• AIM:
Start at the line containing "Output the LaTeX", stop at the line containing "(0,0) rectangle (1145,583);", and please reproduce every line in between, both ends included, without pictures.

>> START DATASET EXTRACT

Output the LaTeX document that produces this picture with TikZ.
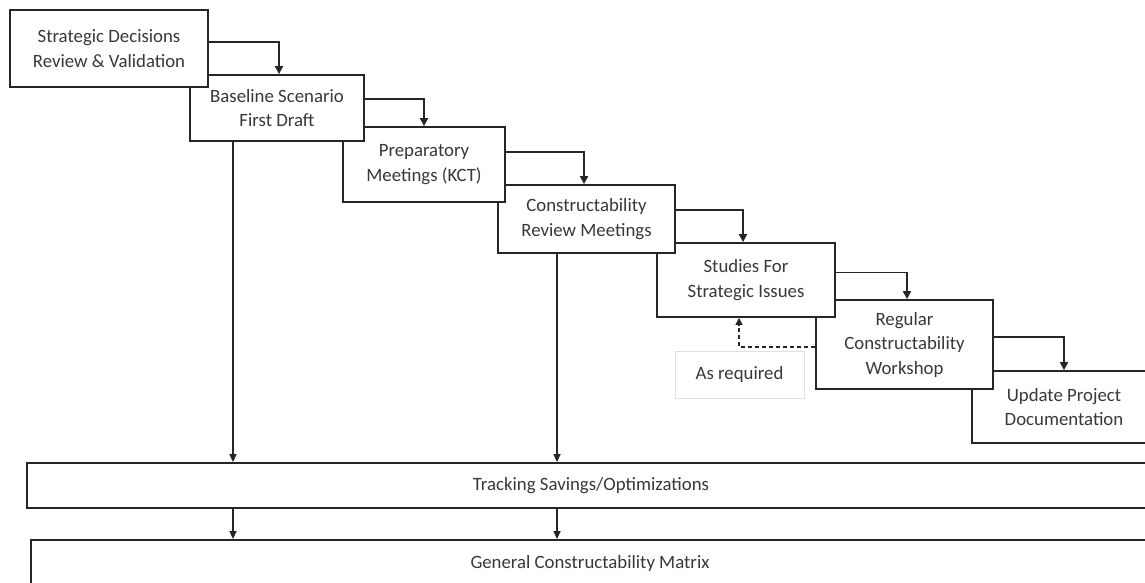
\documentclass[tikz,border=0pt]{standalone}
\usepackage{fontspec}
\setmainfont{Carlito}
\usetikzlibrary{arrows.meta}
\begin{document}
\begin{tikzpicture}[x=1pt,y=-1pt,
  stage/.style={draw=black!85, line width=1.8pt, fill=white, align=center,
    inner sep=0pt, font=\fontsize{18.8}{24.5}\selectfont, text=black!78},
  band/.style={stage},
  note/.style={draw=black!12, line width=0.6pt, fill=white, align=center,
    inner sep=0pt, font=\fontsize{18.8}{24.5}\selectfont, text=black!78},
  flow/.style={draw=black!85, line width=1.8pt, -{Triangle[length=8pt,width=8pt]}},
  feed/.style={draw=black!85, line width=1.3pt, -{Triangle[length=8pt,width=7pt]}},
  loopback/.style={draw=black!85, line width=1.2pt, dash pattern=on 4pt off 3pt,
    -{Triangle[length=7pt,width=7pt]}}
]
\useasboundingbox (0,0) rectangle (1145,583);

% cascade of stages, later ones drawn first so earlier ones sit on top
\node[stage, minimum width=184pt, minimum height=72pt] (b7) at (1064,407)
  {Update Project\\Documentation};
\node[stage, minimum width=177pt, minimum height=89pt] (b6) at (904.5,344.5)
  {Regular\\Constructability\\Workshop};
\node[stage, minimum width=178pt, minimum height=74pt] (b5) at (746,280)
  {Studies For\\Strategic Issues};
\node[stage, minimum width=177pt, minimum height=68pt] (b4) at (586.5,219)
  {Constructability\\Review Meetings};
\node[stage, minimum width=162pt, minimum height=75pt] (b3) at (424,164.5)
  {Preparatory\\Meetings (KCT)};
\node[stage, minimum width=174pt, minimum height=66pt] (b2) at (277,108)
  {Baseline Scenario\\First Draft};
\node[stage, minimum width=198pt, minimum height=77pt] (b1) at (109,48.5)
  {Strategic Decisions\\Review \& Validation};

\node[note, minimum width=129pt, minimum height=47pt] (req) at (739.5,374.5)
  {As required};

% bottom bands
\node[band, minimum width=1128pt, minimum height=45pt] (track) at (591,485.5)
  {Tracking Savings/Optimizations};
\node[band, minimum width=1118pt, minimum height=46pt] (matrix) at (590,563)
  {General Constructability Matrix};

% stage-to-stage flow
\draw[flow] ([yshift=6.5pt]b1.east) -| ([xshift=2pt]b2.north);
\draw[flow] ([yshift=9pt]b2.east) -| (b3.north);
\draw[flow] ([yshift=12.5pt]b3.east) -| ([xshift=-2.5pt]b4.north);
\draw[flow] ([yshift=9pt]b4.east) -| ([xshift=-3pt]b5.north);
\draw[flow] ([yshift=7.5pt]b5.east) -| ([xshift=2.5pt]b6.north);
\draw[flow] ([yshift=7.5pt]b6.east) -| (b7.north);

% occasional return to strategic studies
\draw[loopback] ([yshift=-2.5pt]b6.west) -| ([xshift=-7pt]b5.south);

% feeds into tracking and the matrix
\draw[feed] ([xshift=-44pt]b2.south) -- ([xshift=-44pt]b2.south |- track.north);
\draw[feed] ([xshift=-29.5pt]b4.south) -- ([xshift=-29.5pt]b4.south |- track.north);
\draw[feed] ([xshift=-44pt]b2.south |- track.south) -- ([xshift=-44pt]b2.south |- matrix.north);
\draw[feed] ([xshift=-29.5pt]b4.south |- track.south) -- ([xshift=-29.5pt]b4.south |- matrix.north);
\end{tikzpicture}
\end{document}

>> END DATASET EXTRACT
>> START DATASET EXTRACT

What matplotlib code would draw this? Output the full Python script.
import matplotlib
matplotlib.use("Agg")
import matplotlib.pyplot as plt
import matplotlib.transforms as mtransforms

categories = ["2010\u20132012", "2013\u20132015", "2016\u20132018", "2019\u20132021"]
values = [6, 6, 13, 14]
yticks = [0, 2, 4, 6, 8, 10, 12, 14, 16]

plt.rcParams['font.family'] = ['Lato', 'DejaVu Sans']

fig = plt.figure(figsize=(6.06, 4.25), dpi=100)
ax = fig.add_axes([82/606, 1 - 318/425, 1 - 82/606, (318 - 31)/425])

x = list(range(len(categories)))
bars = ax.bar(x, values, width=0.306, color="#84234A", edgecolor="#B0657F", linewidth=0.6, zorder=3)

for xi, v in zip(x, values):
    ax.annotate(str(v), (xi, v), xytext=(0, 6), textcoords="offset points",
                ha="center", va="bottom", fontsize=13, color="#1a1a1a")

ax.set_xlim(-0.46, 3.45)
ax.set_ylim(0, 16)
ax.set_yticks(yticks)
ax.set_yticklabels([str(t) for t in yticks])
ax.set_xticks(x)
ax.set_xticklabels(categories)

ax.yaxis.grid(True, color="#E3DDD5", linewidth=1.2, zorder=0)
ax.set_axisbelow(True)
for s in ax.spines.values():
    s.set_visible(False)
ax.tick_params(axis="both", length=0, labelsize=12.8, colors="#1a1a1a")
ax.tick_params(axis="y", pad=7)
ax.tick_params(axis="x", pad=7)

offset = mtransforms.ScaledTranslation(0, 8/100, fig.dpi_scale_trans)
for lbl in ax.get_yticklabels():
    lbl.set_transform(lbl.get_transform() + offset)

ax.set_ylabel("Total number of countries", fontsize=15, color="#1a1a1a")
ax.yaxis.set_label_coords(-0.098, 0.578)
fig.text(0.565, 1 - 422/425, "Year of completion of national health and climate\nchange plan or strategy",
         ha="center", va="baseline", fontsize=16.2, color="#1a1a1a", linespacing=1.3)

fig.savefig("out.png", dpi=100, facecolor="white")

>> END DATASET EXTRACT

• RESPONSE TO THE EXERCISE:
Output the LaTeX document that produces this picture with TikZ.
\documentclass[tikz,border=0pt]{standalone}
\usepackage{fontspec}
\setmainfont{Carlito}
\usetikzlibrary{arrows.meta}
\begin{document}
\begin{tikzpicture}[x=1pt,y=-1pt,
  stage/.style={draw=black!85, line width=1.8pt, fill=white, align=center,
    inner sep=0pt, font=\fontsize{18.8}{24.5}\selectfont, text=black!78},
  band/.style={stage},
  note/.style={draw=black!12, line width=0.6pt, fill=white, align=center,
    inner sep=0pt, font=\fontsize{18.8}{24.5}\selectfont, text=black!78},
  flow/.style={draw=black!85, line width=1.8pt, -{Triangle[length=8pt,width=8pt]}},
  feed/.style={draw=black!85, line width=1.3pt, -{Triangle[length=8pt,width=7pt]}},
  loopback/.style={draw=black!85, line width=1.2pt, dash pattern=on 4pt off 3pt,
    -{Triangle[length=7pt,width=7pt]}}
]
\useasboundingbox (0,0) rectangle (1145,583);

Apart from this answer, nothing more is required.